# START OF DATA BLOCK

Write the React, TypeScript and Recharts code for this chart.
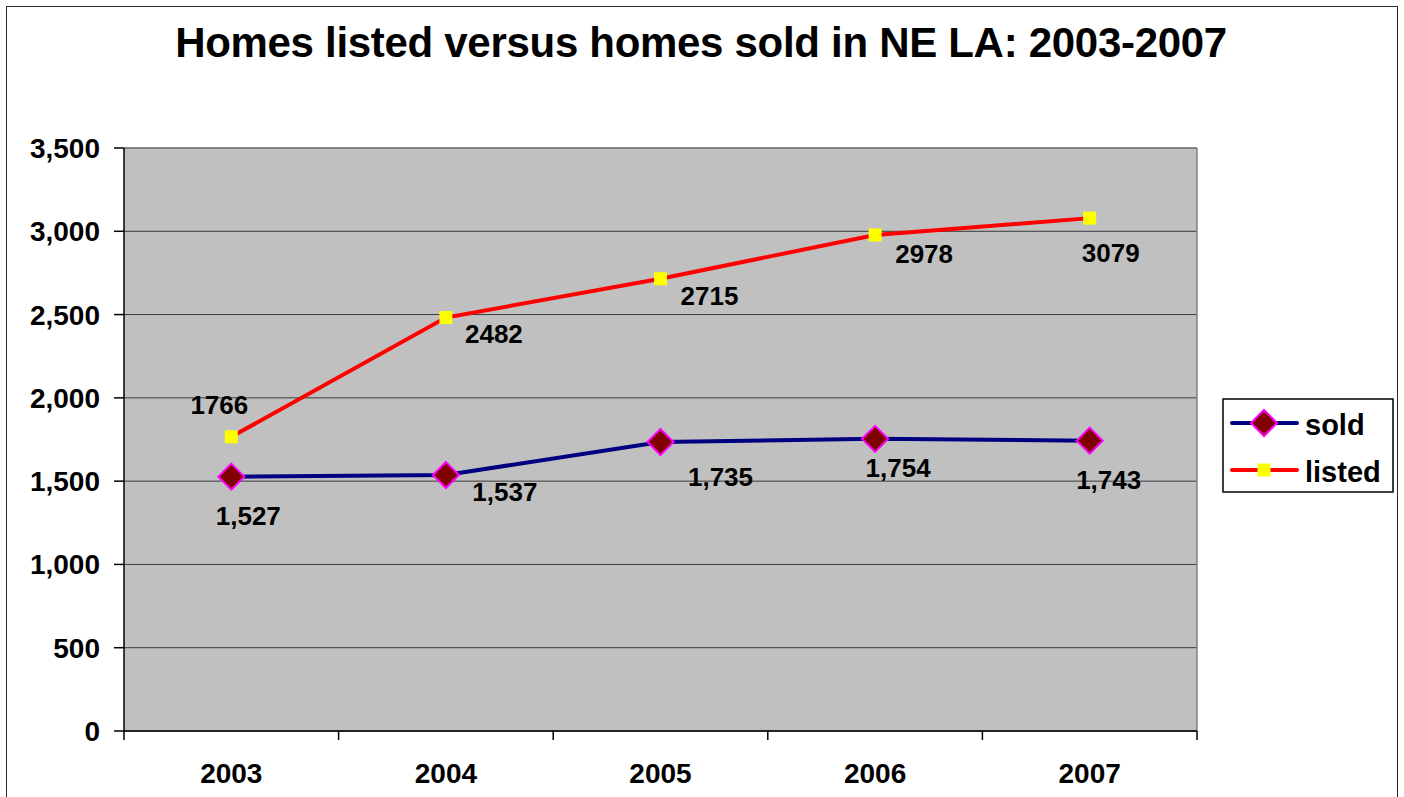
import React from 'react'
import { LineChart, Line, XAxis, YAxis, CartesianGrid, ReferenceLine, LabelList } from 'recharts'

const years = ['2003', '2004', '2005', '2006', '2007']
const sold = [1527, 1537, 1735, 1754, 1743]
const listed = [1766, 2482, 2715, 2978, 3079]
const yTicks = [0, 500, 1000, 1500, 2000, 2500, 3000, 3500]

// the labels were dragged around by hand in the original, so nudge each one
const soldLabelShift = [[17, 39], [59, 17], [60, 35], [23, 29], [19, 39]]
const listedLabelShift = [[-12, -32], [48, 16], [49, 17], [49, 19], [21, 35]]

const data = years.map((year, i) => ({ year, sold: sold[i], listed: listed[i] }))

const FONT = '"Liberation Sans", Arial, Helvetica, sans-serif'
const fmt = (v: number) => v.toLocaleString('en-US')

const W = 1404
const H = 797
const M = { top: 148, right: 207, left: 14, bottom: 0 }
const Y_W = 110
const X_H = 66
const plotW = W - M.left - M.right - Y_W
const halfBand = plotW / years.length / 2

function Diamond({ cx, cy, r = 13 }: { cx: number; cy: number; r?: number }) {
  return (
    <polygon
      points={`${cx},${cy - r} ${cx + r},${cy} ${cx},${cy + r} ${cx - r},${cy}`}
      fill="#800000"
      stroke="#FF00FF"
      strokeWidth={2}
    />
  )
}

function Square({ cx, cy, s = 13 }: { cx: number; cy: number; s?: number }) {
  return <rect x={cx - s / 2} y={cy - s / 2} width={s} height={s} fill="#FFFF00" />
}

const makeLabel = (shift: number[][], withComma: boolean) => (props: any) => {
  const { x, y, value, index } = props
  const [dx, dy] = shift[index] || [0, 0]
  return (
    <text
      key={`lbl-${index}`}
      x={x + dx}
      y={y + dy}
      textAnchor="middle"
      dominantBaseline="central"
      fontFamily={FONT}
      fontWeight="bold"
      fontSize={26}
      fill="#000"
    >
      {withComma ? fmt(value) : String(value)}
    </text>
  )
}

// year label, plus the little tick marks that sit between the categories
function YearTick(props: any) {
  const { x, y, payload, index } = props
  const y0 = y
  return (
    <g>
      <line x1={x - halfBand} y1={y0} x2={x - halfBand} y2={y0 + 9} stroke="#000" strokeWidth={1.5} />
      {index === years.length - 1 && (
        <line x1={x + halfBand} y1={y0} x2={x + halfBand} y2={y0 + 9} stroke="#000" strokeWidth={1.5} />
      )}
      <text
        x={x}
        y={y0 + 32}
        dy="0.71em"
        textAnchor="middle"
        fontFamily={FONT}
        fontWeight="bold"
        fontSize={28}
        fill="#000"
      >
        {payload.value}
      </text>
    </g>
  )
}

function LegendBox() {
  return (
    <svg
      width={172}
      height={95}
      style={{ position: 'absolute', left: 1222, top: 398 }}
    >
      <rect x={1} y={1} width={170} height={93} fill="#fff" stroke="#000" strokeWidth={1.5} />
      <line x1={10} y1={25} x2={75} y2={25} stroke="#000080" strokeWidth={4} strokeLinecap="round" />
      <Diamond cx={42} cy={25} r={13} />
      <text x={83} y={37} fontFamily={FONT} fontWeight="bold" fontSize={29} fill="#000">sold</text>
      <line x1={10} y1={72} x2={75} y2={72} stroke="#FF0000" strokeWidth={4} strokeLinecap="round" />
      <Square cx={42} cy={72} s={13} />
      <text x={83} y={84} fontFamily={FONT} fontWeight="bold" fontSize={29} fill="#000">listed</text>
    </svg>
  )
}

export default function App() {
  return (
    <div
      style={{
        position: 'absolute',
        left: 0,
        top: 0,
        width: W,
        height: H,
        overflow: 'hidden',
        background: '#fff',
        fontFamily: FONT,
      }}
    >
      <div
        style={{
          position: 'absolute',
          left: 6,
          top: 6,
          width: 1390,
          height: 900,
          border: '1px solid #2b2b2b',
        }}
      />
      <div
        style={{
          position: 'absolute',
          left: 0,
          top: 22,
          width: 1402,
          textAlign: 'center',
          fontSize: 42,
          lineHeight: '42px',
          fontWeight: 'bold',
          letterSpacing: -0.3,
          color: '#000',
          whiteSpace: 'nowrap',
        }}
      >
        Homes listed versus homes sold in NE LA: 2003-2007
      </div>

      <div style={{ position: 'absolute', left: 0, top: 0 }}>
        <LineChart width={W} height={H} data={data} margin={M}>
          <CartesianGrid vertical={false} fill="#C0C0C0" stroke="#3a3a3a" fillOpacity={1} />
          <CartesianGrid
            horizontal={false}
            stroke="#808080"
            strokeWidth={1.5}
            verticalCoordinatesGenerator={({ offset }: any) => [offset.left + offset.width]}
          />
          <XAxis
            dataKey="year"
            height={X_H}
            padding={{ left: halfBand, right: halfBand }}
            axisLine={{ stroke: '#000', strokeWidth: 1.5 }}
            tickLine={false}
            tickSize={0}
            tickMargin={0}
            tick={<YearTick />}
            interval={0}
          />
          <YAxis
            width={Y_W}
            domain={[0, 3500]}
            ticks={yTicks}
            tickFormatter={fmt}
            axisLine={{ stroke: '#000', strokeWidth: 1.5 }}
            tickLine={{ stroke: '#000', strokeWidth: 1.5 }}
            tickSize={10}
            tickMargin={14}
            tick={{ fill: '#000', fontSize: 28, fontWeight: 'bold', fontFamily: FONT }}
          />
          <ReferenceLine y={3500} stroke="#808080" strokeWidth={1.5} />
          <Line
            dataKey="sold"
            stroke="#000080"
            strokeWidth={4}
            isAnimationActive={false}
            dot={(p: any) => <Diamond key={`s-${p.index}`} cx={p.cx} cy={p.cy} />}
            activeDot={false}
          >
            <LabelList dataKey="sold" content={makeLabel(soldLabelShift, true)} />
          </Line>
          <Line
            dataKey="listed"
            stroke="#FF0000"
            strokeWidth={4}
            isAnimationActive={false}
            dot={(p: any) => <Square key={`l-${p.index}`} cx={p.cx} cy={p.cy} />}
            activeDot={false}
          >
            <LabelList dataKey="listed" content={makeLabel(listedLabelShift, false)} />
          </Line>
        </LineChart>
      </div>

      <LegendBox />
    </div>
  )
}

# END OF DATA BLOCK

- _GOAL_:
Your task is to return the lines above, from the first one up to and including the line containing "const halfBand = plotW / years.length / 2", minus any pictures.

- _FINISHED TASK_:
Write the React, TypeScript and Recharts code for this chart.
import React from 'react'
import { LineChart, Line, XAxis, YAxis, CartesianGrid, ReferenceLine, LabelList } from 'recharts'

const years = ['2003', '2004', '2005', '2006', '2007']
const sold = [1527, 1537, 1735, 1754, 1743]
const listed = [1766, 2482, 2715, 2978, 3079]
const yTicks = [0, 500, 1000, 1500, 2000, 2500, 3000, 3500]

// the labels were dragged around by hand in the original, so nudge each one
const soldLabelShift = [[17, 39], [59, 17], [60, 35], [23, 29], [19, 39]]
const listedLabelShift = [[-12, -32], [48, 16], [49, 17], [49, 19], [21, 35]]

const data = years.map((year, i) => ({ year, sold: sold[i], listed: listed[i] }))

const FONT = '"Liberation Sans", Arial, Helvetica, sans-serif'
const fmt = (v: number) => v.toLocaleString('en-US')

const W = 1404
const H = 797
const M = { top: 148, right: 207, left: 14, bottom: 0 }
const Y_W = 110
const X_H = 66
const plotW = W - M.left - M.right - Y_W
const halfBand = plotW / years.length / 2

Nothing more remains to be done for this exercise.